_STATED GOAL_
Among the entries that follow, locate the line with "Convert this chart to Chart.js code." and the line with "const TITLE = 'CERTS.Load_Meter_4". Output those lines and all lines in between, exactly, minus the pictures.

_Source code of charts_
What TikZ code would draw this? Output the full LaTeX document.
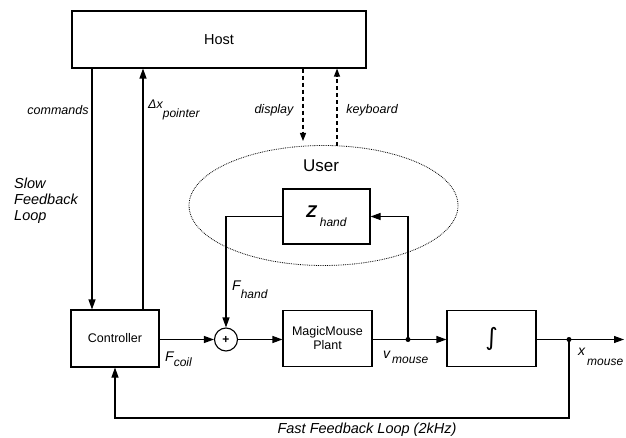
\documentclass[tikz,border=0pt]{standalone}
\usepackage{fontspec}
\setmainfont{Liberation Sans}
\newfontfamily\dvsans{DejaVu Sans}
\usetikzlibrary{arrows.meta,shapes.geometric}
\begin{document}
\begin{tikzpicture}[x=1pt,y=-1pt,
  box/.style={draw,line width=1.1pt,rectangle,inner sep=0pt,align=center,font=\fontsize{12.5}{14}\selectfont},
  arr/.style={line width=1.1pt,-{Triangle[length=10pt,width=7pt]}},
  darr/.style={line width=1.1pt,dashed,dash pattern=on 4pt off 3pt,-{Triangle[length=8pt,width=6pt]}},
  lab/.style={font=\fontsize{12.5}{14}\selectfont\itshape,inner sep=0pt},
  dot/.style={circle,fill,inner sep=0pt,minimum size=5pt}]
\useasboundingbox (0,0) rectangle (626,438);
% boxes
\node[box,minimum width=294pt,minimum height=57pt,font=\fontsize{14.5}{16}\selectfont] (host) at (219,39.5) {Host};
\node[box,minimum width=88pt,minimum height=57pt] (ctrl) at (115,338.5) {Controller};
\node[draw,circle,line width=1.1pt,minimum size=23pt,inner sep=0pt,font=\fontsize{12}{12}\selectfont\bfseries] (sum) at (226,339.5) {+};
\node[box,minimum width=89pt,minimum height=56pt] (plant) at (327.5,338.5) {MagicMouse\\Plant};
\node[box,minimum width=89pt,minimum height=56pt] (integ) at (491.5,338.5) {\dvsans\fontsize{24}{24}\selectfont ∫};
\node[box,minimum width=87pt,minimum height=55pt] (zhand) at (326.5,216.5) {\itshape{\fontsize{17}{17}\selectfont\bfseries Z}\hspace{3pt}\raisebox{-9pt}{\fontsize{12}{12}\selectfont hand}};
\node[draw,ellipse,densely dotted,line width=0.8pt,minimum width=269pt,minimum height=120pt] (user) at (323.5,205.5) {};
\node[font=\fontsize{17}{18}\selectfont,inner sep=0pt] (usertxt) at (321,166) {User};
% junctions
\node[dot] (vj) at (408,339.5) {};
\node[dot] (xj) at (569,339.5) {};
\coordinate (out) at (624,339.5);
\coordinate (fb) at (569,418);
\coordinate (cmdx) at (92,338);
\coordinate (dxx) at (143,338);
\coordinate (dtip) at (303,141);
\coordinate (kbot) at (337,146);
\coordinate (ktip) at (337,76);
% main path
\draw[arr] (ctrl.east |- sum) -- (sum.west);
\draw[arr] (sum.east) -- (plant.west |- sum);
\draw[arr] (plant.east |- sum) -- (integ.west |- sum);
\draw[arr] (integ.east |- sum) -- (out);
\draw[arr] (vj.center) |- (zhand.east);
\draw[arr] (zhand.west) -| (sum.north);
\draw[arr] (xj.center) -- (fb) -| (ctrl.south);
% host links
\draw[arr] (host.south -| cmdx) -- (ctrl.north -| cmdx);
\draw[arr] (ctrl.north -| dxx) -- (host.south -| dxx);
\draw[darr] (host.south -| dtip) -- (dtip);
\draw[darr] (kbot) -- (ktip) -- (host.south -| ktip);
% labels
\node[lab] (lcmd) at (58,110) {commands};
\node[lab,anchor=west] (ldx) at (148,110) {Δx\raisebox{-9pt}{\fontsize{12}{12}\selectfont pointer}};
\node[lab] (ldisp) at (274,110) {display};
\node[lab] (lkey) at (372,110) {keyboard};
\node[lab,anchor=west] (lfh) at (232,290) {\fontsize{14}{14}\selectfont F\raisebox{-8pt}{\fontsize{12}{12}\selectfont hand}};
\node[lab,anchor=west] (lfc) at (165,359) {\fontsize{14}{14}\selectfont F\raisebox{-5pt}{\fontsize{12}{12}\selectfont coil}};
\node[lab,anchor=west] (lvm) at (383,357) {\fontsize{14}{14}\selectfont v\raisebox{-5pt}{\fontsize{12}{12}\selectfont\,mouse}};
\node[lab,anchor=west] (lxm) at (578,357) {\fontsize{14}{14}\selectfont x\raisebox{-10pt}{\fontsize{12}{12}\selectfont\,mouse}};
\node[lab,anchor=north west,align=left,font=\fontsize{14.5}{16}\selectfont\itshape] (lslow) at (14,178) {Slow\\Feedback\\Loop};
\node[lab,font=\fontsize{14.5}{16}\selectfont\itshape] (lfast) at (367,430) {Fast Feedback Loop (2kHz)};
\end{tikzpicture}
\end{document}
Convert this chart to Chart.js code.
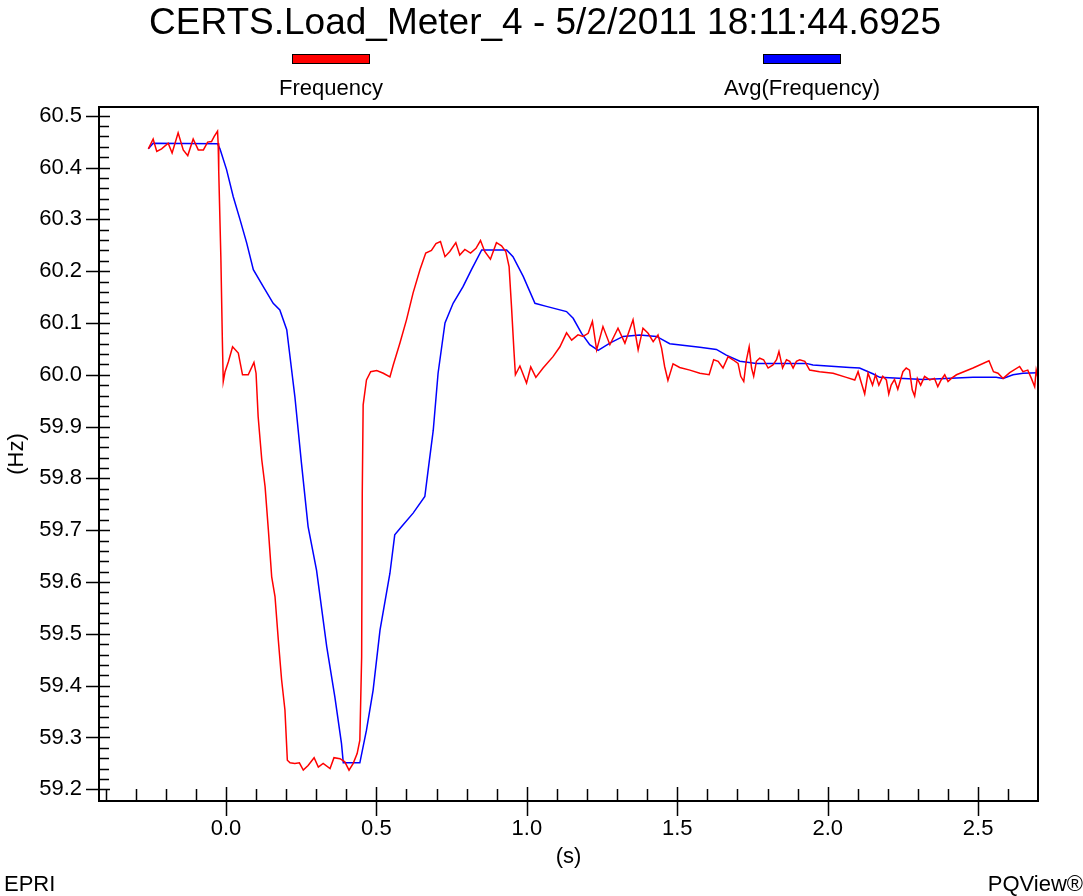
<!DOCTYPE html>
<html>
<head>
<meta charset="utf-8">
<script src="https://cdn.jsdelivr.net/npm/chart.js@4/dist/chart.umd.min.js"></script>
<style>
  body { margin: 0; background: #fff; }
  canvas { display: block; }
</style>
</head>
<body>
<canvas id="myChart" width="1083" height="896"></canvas>
<script>
const FONT = "'Liberation Sans', Arial, sans-serif";
const TITLE = 'CERTS.Load_Meter_4 - 5/2/2011 18:11:44.6925';

// Frequency samples, seconds / Hz
const freqT = [
  -0.258, -0.242, -0.230, -0.214, -0.192, -0.179, -0.159, -0.142, -0.127, -0.109,
  -0.092, -0.075, -0.061, -0.048, -0.039, -0.028, -0.026, -0.024, -0.017, -0.012,
  -0.009, -0.003, 0.008, 0.022, 0.041, 0.055, 0.074, 0.093, 0.100, 0.107,
  0.119, 0.130, 0.141, 0.152, 0.163, 0.174, 0.185, 0.196, 0.204, 0.213,
  0.229, 0.244, 0.257, 0.273, 0.293, 0.307, 0.323, 0.346, 0.359, 0.379,
  0.395, 0.409, 0.423, 0.436, 0.445, 0.451, 0.453, 0.456, 0.467, 0.481,
  0.501, 0.523, 0.545, 0.556, 0.578, 0.600, 0.622, 0.645, 0.664, 0.683,
  0.698, 0.713, 0.728, 0.744, 0.764, 0.777, 0.794, 0.813, 0.831, 0.846,
  0.860, 0.879, 0.899, 0.916, 0.930, 0.941, 0.949, 0.957, 0.962, 0.977,
  0.999, 1.013, 1.030, 1.054, 1.087, 1.110, 1.132, 1.149, 1.170, 1.187,
  1.204, 1.218, 1.232, 1.253, 1.276, 1.303, 1.326, 1.353, 1.370, 1.386,
  1.403, 1.420, 1.436, 1.448, 1.458, 1.469, 1.486, 1.508, 1.542, 1.575,
  1.606, 1.621, 1.636, 1.652, 1.669, 1.685, 1.702, 1.711, 1.721, 1.730,
  1.739, 1.747, 1.754, 1.763, 1.774, 1.787, 1.802, 1.818, 1.830, 1.838,
  1.850, 1.863, 1.874, 1.885, 1.896, 1.907, 1.924, 1.940, 1.973, 2.018,
  2.062, 2.090, 2.101, 2.112, 2.123, 2.134, 2.149, 2.159, 2.170, 2.183,
  2.195, 2.203, 2.211, 2.222, 2.233, 2.250, 2.261, 2.272, 2.281, 2.289,
  2.298, 2.309, 2.322, 2.339, 2.355, 2.366, 2.377, 2.389, 2.400, 2.411,
  2.428, 2.483, 2.536, 2.551, 2.566, 2.583, 2.605, 2.638, 2.649, 2.665,
  2.677, 2.688, 2.693, 2.699
];
const freqHz = [
  60.436, 60.455, 60.431, 60.436, 60.447, 60.428, 60.467, 60.434, 60.423, 60.455,
  60.434, 60.434, 60.449, 60.450, 60.460, 60.470, 60.447, 60.392, 60.228, 60.067,
  59.987, 60.006, 60.025, 60.054, 60.042, 60.000, 60.000, 60.024, 60.003, 59.919,
  59.836, 59.784, 59.700, 59.610, 59.572, 59.488, 59.411, 59.353, 59.256, 59.251,
  59.250, 59.251, 59.237, 59.246, 59.261, 59.243, 59.250, 59.240, 59.261, 59.259,
  59.253, 59.237, 59.250, 59.269, 59.295, 59.456, 59.771, 59.942, 59.990, 60.006,
  60.008, 60.003, 59.996, 60.019, 60.061, 60.106, 60.158, 60.203, 60.235, 60.240,
  60.253, 60.257, 60.228, 60.238, 60.255, 60.231, 60.242, 60.235, 60.244, 60.259,
  60.238, 60.223, 60.255, 60.249, 60.238, 60.209, 60.132, 60.048, 60.000, 60.017,
  59.984, 60.015, 59.995, 60.013, 60.035, 60.054, 60.081, 60.067, 60.077, 60.074,
  60.080, 60.103, 60.048, 60.093, 60.058, 60.090, 60.061, 60.106, 60.048, 60.090,
  60.080, 60.064, 60.077, 60.051, 60.016, 59.989, 60.021, 60.014, 60.009, 60.003,
  60.000, 60.029, 60.026, 60.013, 60.035, 60.029, 60.022, 59.997, 59.987, 60.029,
  60.054, 60.013, 59.997, 60.026, 60.032, 60.029, 60.013, 60.019, 60.029, 60.045,
  60.013, 60.029, 60.026, 60.013, 60.026, 60.029, 60.026, 60.009, 60.006, 60.003,
  59.995, 59.990, 60.006, 59.984, 59.963, 60.003, 59.980, 60.000, 59.980, 59.997,
  59.990, 59.963, 59.980, 59.991, 59.972, 60.006, 60.013, 60.009, 59.971, 59.959,
  59.993, 59.980, 59.997, 59.990, 59.993, 59.977, 59.990, 60.000, 59.987, 59.993,
  60.000, 60.013, 60.027, 60.006, 60.003, 59.993, 60.004, 60.016, 60.006, 60.009,
  59.993, 59.977, 60.009, 59.993
];

// Averaged frequency
const avgT = [
  -0.258, -0.242, -0.028, -0.020, 0.002, 0.024, 0.047, 0.069, 0.091, 0.124,
  0.157, 0.179, 0.202, 0.229, 0.251, 0.273, 0.301, 0.335, 0.362, 0.384,
  0.390, 0.445, 0.467, 0.489, 0.512, 0.545, 0.561, 0.584, 0.622, 0.661,
  0.672, 0.689, 0.705, 0.728, 0.755, 0.788, 0.816, 0.850, 0.933, 0.954,
  0.988, 1.027, 1.065, 1.132, 1.154, 1.182, 1.209, 1.237, 1.276, 1.320,
  1.375, 1.431, 1.475, 1.575, 1.630, 1.663, 1.708, 1.763, 1.929, 1.951,
  2.073, 2.106, 2.150, 2.173, 2.317, 2.483, 2.560, 2.583, 2.616, 2.649,
  2.699
];
const avgHz = [
  60.436, 60.447, 60.446, 60.436, 60.396, 60.344, 60.299, 60.254, 60.203, 60.170,
  60.138, 60.125, 60.087, 59.958, 59.829, 59.707, 59.623, 59.475, 59.378, 59.288,
  59.251, 59.251, 59.314, 59.391, 59.507, 59.617, 59.691, 59.707, 59.733, 59.765,
  59.816, 59.893, 60.003, 60.100, 60.138, 60.170, 60.203, 60.241, 60.241, 60.228,
  60.190, 60.138, 60.132, 60.122, 60.109, 60.080, 60.058, 60.047, 60.061, 60.074,
  60.077, 60.074, 60.060, 60.053, 60.049, 60.038, 60.026, 60.022, 60.022, 60.019,
  60.014, 60.013, 60.002, 59.995, 59.991, 59.995, 59.995, 59.993, 60.000, 60.003,
  60.004
];

const xTicks = [0.0, 0.5, 1.0, 1.5, 2.0, 2.5];
const yTicks = [59.2, 59.3, 59.4, 59.5, 59.6, 59.7, 59.8, 59.9, 60.0, 60.1, 60.2, 60.3, 60.4, 60.5];

function pts(xs, ys) {
  return xs.map((x, i) => ({ x: x, y: ys[i] }));
}

// title, axis box, PQView-style tick marks, legend and footer
const pqFrame = {
  id: 'pqFrame',
  afterDraw(chart) {
    const ctx = chart.ctx;
    const a = chart.chartArea;
    const xs = chart.scales.x, ys = chart.scales.y;
    ctx.save();

    ctx.fillStyle = '#000';
    ctx.font = '37px ' + FONT;
    ctx.textAlign = 'center';
    ctx.textBaseline = 'alphabetic';
    ctx.fillText(TITLE, 545, 34);

    ctx.strokeStyle = '#000';
    ctx.lineWidth = 2;
    ctx.strokeRect(a.left, a.top, a.right - a.left, a.bottom - a.top);

    ctx.lineWidth = 1.5;
    ctx.beginPath();
    for (let i = -4; i <= 26; i++) {
      const v = i / 10;
      const px = Math.round(xs.getPixelForValue(v)) + 0.5;
      if (i % 5 === 0) {
        ctx.moveTo(px, a.bottom - 14); ctx.lineTo(px, a.bottom + 15);
      } else {
        ctx.moveTo(px, a.bottom - 12); ctx.lineTo(px, a.bottom);
      }
    }
    for (let i = 0; i <= 65; i++) {
      const v = 59.2 + i * 0.02;
      const py = Math.round(ys.getPixelForValue(v)) + 0.5;
      if (i % 5 === 0) {
        ctx.moveTo(a.left - 13, py); ctx.lineTo(a.left + 11, py);
      } else {
        ctx.moveTo(a.left, py); ctx.lineTo(a.left + 10, py);
      }
    }
    ctx.stroke();

    // legend: swatch above label
    const legendX = [331, 802];
    ctx.font = '22px ' + FONT;
    ctx.textBaseline = 'middle';
    chart.data.datasets.forEach((ds, i) => {
      const cx = legendX[i];
      ctx.fillStyle = ds.borderColor;
      ctx.fillRect(cx - 38, 55, 76, 8);
      ctx.lineWidth = 1;
      ctx.strokeStyle = '#000';
      ctx.strokeRect(cx - 38.5, 54.5, 77, 9);
      ctx.fillStyle = '#000';
      ctx.fillText(ds.label, cx, 89);
    });

    ctx.textAlign = 'left';
    ctx.fillText('EPRI', 4, 885);
    ctx.textAlign = 'right';
    ctx.fillText('PQView®', 1083, 885);
    ctx.restore();
  }
};

const data = {
  datasets: [{
    label: 'Frequency',
    data: pts(freqT, freqHz),
    borderColor: 'rgb(255, 0, 0)',
    backgroundColor: 'rgb(255, 0, 0)',
    borderWidth: 1.5,
    pointRadius: 0,
    tension: 0
  }, {
    label: 'Avg(Frequency)',
    data: pts(avgT, avgHz),
    borderColor: 'rgb(0, 0, 255)',
    backgroundColor: 'rgb(0, 0, 255)',
    borderWidth: 1.5,
    pointRadius: 0,
    tension: 0
  }]
};

const config = {
  type: 'line',
  data: data,
  options: {
    responsive: false,
    animation: false,
    layout: { padding: { top: 107, right: 45, bottom: 22, left: 0 } },
    plugins: {
      legend: { display: false },
      tooltip: { enabled: false },
      title: { display: false }
    },
    scales: {
      x: {
        type: 'linear',
        min: -0.422,
        max: 2.699,
        afterBuildTicks: s => { s.ticks = xTicks.map(v => ({ value: v })); },
        afterFit: s => { s.height = 73; },
        grid: { display: false, drawTicks: false },
        border: { display: false },
        ticks: {
          autoSkip: false, maxRotation: 0, padding: 15,
          color: '#000', font: { family: FONT, size: 22 },
          callback: v => v.toFixed(1)
        },
        title: { display: true, text: '(s)', color: '#000', font: { family: FONT, size: 22 } }
      },
      y: {
        min: 59.1774,
        max: 60.5168,
        afterBuildTicks: s => { s.ticks = yTicks.map(v => ({ value: v })); },
        afterFit: s => { s.width = 99; },
        grid: { display: false, drawTicks: false },
        border: { display: false },
        ticks: {
          autoSkip: false, padding: 17,
          color: '#000', font: { family: FONT, size: 22 },
          callback: v => v.toFixed(1)
        },
        title: { display: true, text: '(Hz)', color: '#000', font: { family: FONT, size: 22 } }
      }
    }
  },
  plugins: [pqFrame]
};

const myChart = new Chart(document.getElementById('myChart'), config);
</script>
</body>
</html>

_EXERCISE OUTPUT_
Convert this chart to Chart.js code.
<!DOCTYPE html>
<html>
<head>
<meta charset="utf-8">
<script src="https://cdn.jsdelivr.net/npm/chart.js@4/dist/chart.umd.min.js"></script>
<style>
  body { margin: 0; background: #fff; }
  canvas { display: block; }
</style>
</head>
<body>
<canvas id="myChart" width="1083" height="896"></canvas>
<script>
const FONT = "'Liberation Sans', Arial, sans-serif";
const TITLE = 'CERTS.Load_Meter_4 - 5/2/2011 18:11:44.6925';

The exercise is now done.